1.  Both accused of violating the traditional institutions.

Jesus: “I have come not to destroy the law, but that it may be fulfilled.

Socrates: Trying to make democracy what it really should be.

2.  Both tried to stay out of politics, avoid being used by politicians.

Jesus: “Render to Ceasar what is Ceaser’s and to God what is God’s.”

Socrates: I chose a private life; wouldn’t have survived in public life.

3.  Both gadflys: critical of the established order, the corruption of the leaders. Both called the leaders to render an account of their lives and to justify their power and reputations.

4. Both the opposite of what they appeared:

Jesus accused of being impious

Socrates accused of being impious and corrupting the youth

5.  Common person: could not distinguish between those who challenged the status quo and religious leaders from a desire to make it truly good and get rid of the corruption and those who undermined the status quo due to their own corruption and desire for personal power

Jesus vs. the pharaisees; Zealots, Sadducees, Essenes

Socrates vs. the sophists, Euthyphro, Meletus, Anytus

6.  Both found followers in the dispossesed, the poor and/or the youth, those who did not have as much at stake in the status-quo

7. Why should we study a figure both like and unlike Jesus?

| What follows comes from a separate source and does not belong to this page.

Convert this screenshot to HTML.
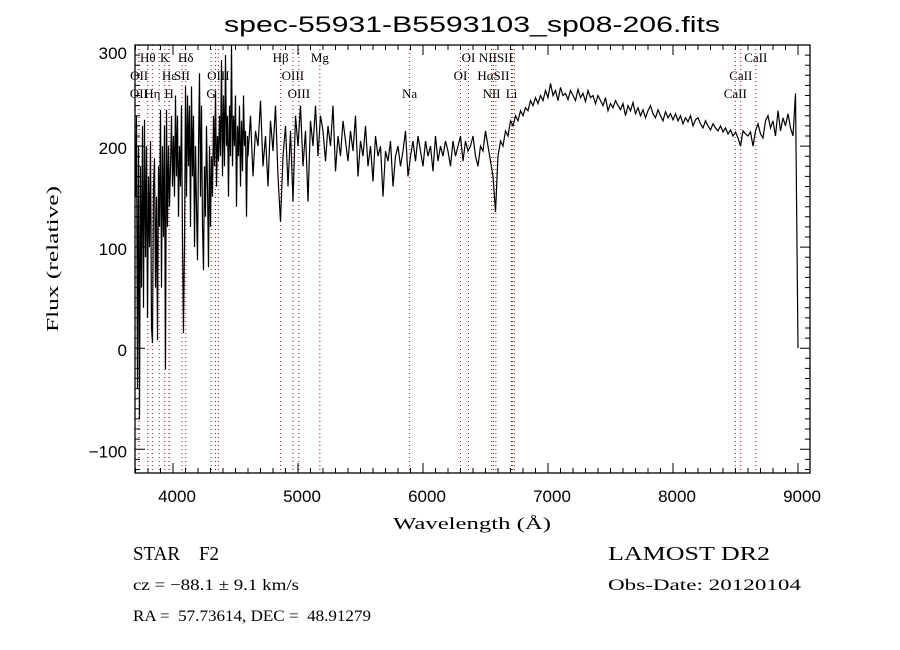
<!DOCTYPE html>
<html><head><meta charset="utf-8"><style>
html,body{margin:0;padding:0;background:#fff;}
svg{display:block;}
text{fill:#000;white-space:pre;}
.t{font-family:"Liberation Serif",serif;}
.s{font-family:"Liberation Sans",sans-serif;}
</style></head><body>
<svg id="chart" width="900" height="650" viewBox="0 0 900 650" xmlns="http://www.w3.org/2000/svg">
<rect x="0" y="0" width="900" height="650" fill="#fff"/>
<text class="s" x="472" y="32" font-size="22" text-anchor="middle" textLength="496" lengthAdjust="spacingAndGlyphs">spec-55931-B5593103_sp08-206.fits</text>
<g id="marks"></g>
<text class="t" x="472" y="529" font-size="17" text-anchor="middle" textLength="158" lengthAdjust="spacingAndGlyphs">Wavelength (Å)</text>
<text class="t" x="0" y="0" font-size="17" text-anchor="middle" transform="translate(58,259) rotate(-90)" textLength="146" lengthAdjust="spacingAndGlyphs">Flux (relative)</text>
<text class="t" x="133" y="560" font-size="20" textLength="86" lengthAdjust="spacingAndGlyphs">STAR    F2</text>
<text class="t" x="133" y="590" font-size="16" textLength="166" lengthAdjust="spacingAndGlyphs">cz = −88.1 ± 9.1 km/s</text>
<text class="t" x="133" y="621" font-size="16" textLength="238" lengthAdjust="spacingAndGlyphs">RA =  57.73614, DEC =  48.91279</text>
<text class="t" x="608" y="560" font-size="20" textLength="162" lengthAdjust="spacingAndGlyphs">LAMOST DR2</text>
<text class="t" x="608" y="590" font-size="16" textLength="193" lengthAdjust="spacingAndGlyphs">Obs-Date: 20120104</text>
</svg>
<script>
const blueStart = 3700, blueStep = 8;
const blueFlux = [150,230,-40,200,-70,180,60,220,40,226,90,200,30,170,100,205,20,5,160,188,60,150,8,180,120,236,60,200,110,220,-21,236,120,200,140,180,230,160,210,150,250,170,230,130,200,160,240,110,15,100,259,150,250,180,240,120,259,170,230,100,200,140,87,200,272,150,240,120,77,180,130,220,160,80,200,120,190,150,230,180,255,160,210,185,230,190,285,170,250,180,290,200,230,150,240,190,300,180,230,200,250,140,220,190,240,160,225,175,250,200,215,130,210];
const redStart = 4600, redStep = 20;
const redFlux = [190,230,170,215,200,245,180,210,160,225,
195,240,170,125,190,220,160,215,145,230,
200,240,180,215,145,225,200,240,190,230,
215,185,220,200,240,175,210,190,225,205,
185,215,195,230,170,205,190,220,180,200,
165,210,190,200,150,195,185,205,160,190,
200,180,195,215,170,190,205,185,210,195,
180,205,190,200,175,210,185,200,190,205,
195,180,205,190,200,210,185,205,195,200,
210,190,180,200,195,215,200,185,170,135,
190,205,200,215,210,225,220,230,225,235,
230,238,235,245,240,248,242,250,245,255,
248,262,250,255,245,258,250,252,246,255,
250,245,256,248,252,244,255,248,250,242,
250,245,240,248,235,242,238,245,240,236,
242,230,240,235,243,232,238,230,236,228,
235,240,232,228,236,230,225,234,228,232,
226,232,225,230,222,228,224,230,220,226,
228,222,218,225,220,216,222,218,215,220,
214,218,212,216,210,214,208,200,215,212,
210,214,200,215,222,212,208,225,230,218,
225,210,235,215,228,220,232,218,210,252,
0];
const xTicks = [4000,5000,6000,7000,8000,9000];
const yTicks = [-100,0,100,200,300];
const lineWaves = [3727,3729,3798,3835,3889,3934,3969,3970,4072,4102,4305,4340,4363,4861,4959,5007,5175,5893,6300,6364,6548,6563,6583,6708,6717,6731,8498,8542,8662];
const labelNames = ["Hθ","K","Hδ","Hβ","Mg","OI","NIISII","CaII","OII","Hε","SII","OIII","OIII","OI","HαSII","CaII","OII","Hη","H","G","OIII","Na","NII","Li","CaII"];
const labelWaves = [3798,3934,4102,4861,5175,6364,6583,8662,3729,3970,4072,4363,4959,6300,6563,8542,3727,3835,3969,4305,5007,5893,6548,6708,8498];
const labelRows = [0,0,0,0,0,0,0,0,1,1,1,1,1,1,1,1,2,2,2,2,2,2,2,2,2];

const L=135,R=810,T=45,B=473;
const xMin=3696,xMax=9096,yMin=-123.5,yMax=300;
function X(w){return L+(w-xMin)/(xMax-xMin)*(R-L);}
function Y(f){return B-(f-yMin)/(yMax-yMin)*(B-T);}
const NS="http://www.w3.org/2000/svg";
const g=document.getElementById('marks');
function el(tag,attrs){const e=document.createElementNS(NS,tag);for(const k in attrs)e.setAttribute(k,attrs[k]);g.appendChild(e);return e;}

lineWaves.forEach(w=>{
  const ln=el('line',{x1:X(w),x2:X(w),y1:T,y2:B,stroke:'#8b1a1a','stroke-width':1,'stroke-dasharray':'1,3'});
  
  
});
const rowY=[62,80,98];
labelNames.forEach((n,i)=>{
  const t=el('text',{x:X(labelWaves[i]),y:rowY[labelRows[i]],'font-size':13,'text-anchor':'middle','class':'t'});
  t.textContent=n;
  
  
});

let pts=[];
blueFlux.forEach((f,i)=>{const w=blueStart+i*blueStep; if(w<redStart) pts.push(X(w).toFixed(1)+','+Y(f).toFixed(1));});
redFlux.forEach((f,i)=>{pts.push(X(redStart+i*redStep).toFixed(1)+','+Y(f).toFixed(1));});
const sp=el('polyline',{points:pts.join(' '),fill:'none',stroke:'#000','stroke-width':1.2,'stroke-linejoin':'miter'});



const fr=el('rect',{x:L,y:T,width:R-L,height:B-T,fill:'none',stroke:'#000','stroke-width':1.3});



let d='';
for(let w=3700;w<=9000;w+=100){
  const major=(w%1000===0), len=major?10:5, x=X(w).toFixed(1);
  d+=`M${x},${B}V${B-len}M${x},${T}V${T+len}`;
}
for(let f=-120;f<=300;f+=10){
  const major=(f%100===0), len=major?10:5, y=Y(f).toFixed(1);
  d+=`M${L},${y}H${L+len}M${R},${y}H${R-len}`;
}
const tk=el('path',{d:d,stroke:'#000','stroke-width':1,fill:'none'});



xTicks.forEach(w=>{
  const t=el('text',{x:X(w)+4,y:502,'font-size':17,'text-anchor':'middle','class':'s'});
  t.textContent=w;
  
  
});
yTicks.forEach(f=>{
  const yy=f===300?Y(f)+14:Y(f)+8;
  const t=el('text',{x:127,y:yy,'font-size':17,'text-anchor':'end','class':'s'});
  t.textContent=f<0?'−'+Math.abs(f):f;
  
  
});
</script>
</body></html>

a) St. Paul: “When I was a child I thought like and child, I reasoned like a

child. Now that I am an adult I have put away childish things.”

b) Paul’s adult faith and life was the opposite of his childhood training.

c) Many people alter their convictions in the transition from childhood to

adulthood because their ways of thinking, feeling, being change

d)  Young adults need to study some religious/philosophical system or

Language or figure other than the one with which they grew up so they can reflect on the serious questions in life with a language which reflects their higher level of intellectual, emotional and spiritual development. Then they can turn back to the language of their childhood detached from the associations and level of awareness of a child and able to connect it with the spiritual, intellectual and emotional life of an adult.

7.  Socrates/Plato and multiculturalism

Within the United States there exist many very different cultures. Further, we are made aware of the cultures around the world and either have or will travel and be exposed to many cultural differences. This exposure has a tendency to lead to moral relativism: there is not good or evil, but human beings are molded to behave in different ways and to think of those ways as good or evil.

Socrates and the Athenians lived under similar circumstances. Their great navy and democratic beliefs led them to be exposed to many different cultures and to encourage foreigners to come and talk about their ideas. Plato’s dialogues are an effort to find a common ground underlying all of these apparent differences. The powers of soul Socrates exhibits and discussed are intended by Plato to be qualities of soul and life which every human being should aspire to, although these qualities will be exercised under very different physical circumstances. Did Plato/Socrates find some universal common ground? It is up to each of you to decide for yourselves by the end of the semester.